Der Wunsch von AQ Green TeC, Arbeitnehmer und Verbraucher stärker in die Lösung einzubeziehen, ist großartig und als Teil eines ganzheitlichen Denkens unerlässlich. Ihre AQ Green-App wird eine der Anpassungen, die wir alle vornehmen müssen, wirklich unterstützen. Das 20. Jahrhundert war ein Produktionsjahrhundert, das auf ein lineares Extraktionsmodell ausgerichtet war. Wir haben Waren benutzt. Wir haben nicht gefragt, woher sie kommen und wohin sie gehen.
Wir alle müssen lernen, mit den Gesamtkosten der Nutzung zu arbeiten und danach zu handeln. AQ Green hilft uns, diese Fragen zu stellen? Woher kommt das Produkt? Unter welchen Bedingungen wurde es produziert? Wohin geht es, wenn wir es nicht mehr brauchen?

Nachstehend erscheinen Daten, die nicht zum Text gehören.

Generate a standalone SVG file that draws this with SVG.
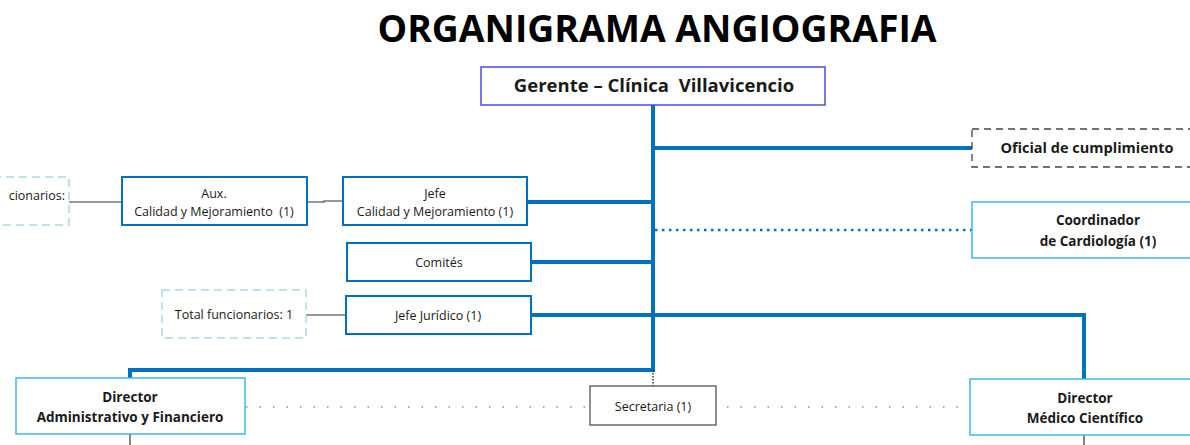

Dies ist eine völlig neue und aufregende Welt. Sie wird den Wechsel von einem "Produktionsparadigma" zu einem "Wiederverwendungsparadigma" einleiten. Dies führt zu neuen Wirtschaftsmodellen, neuen Geschäftsmodellen und neuen Lebenszyklusmodellen.
Wir sollten uns nicht auf bestehende Lösungen konzentrieren, die den Planeten in den Ruin treiben würden, sondern uns um die Entwicklung von Lösungen bemühen, die funktionieren würden. Das schafft eine andere Motivation. Ich möchte wissen, dass ich zu etwas beigetragen habe, das wirklich funktioniert und das ich an die nächste Generation weitergeben kann.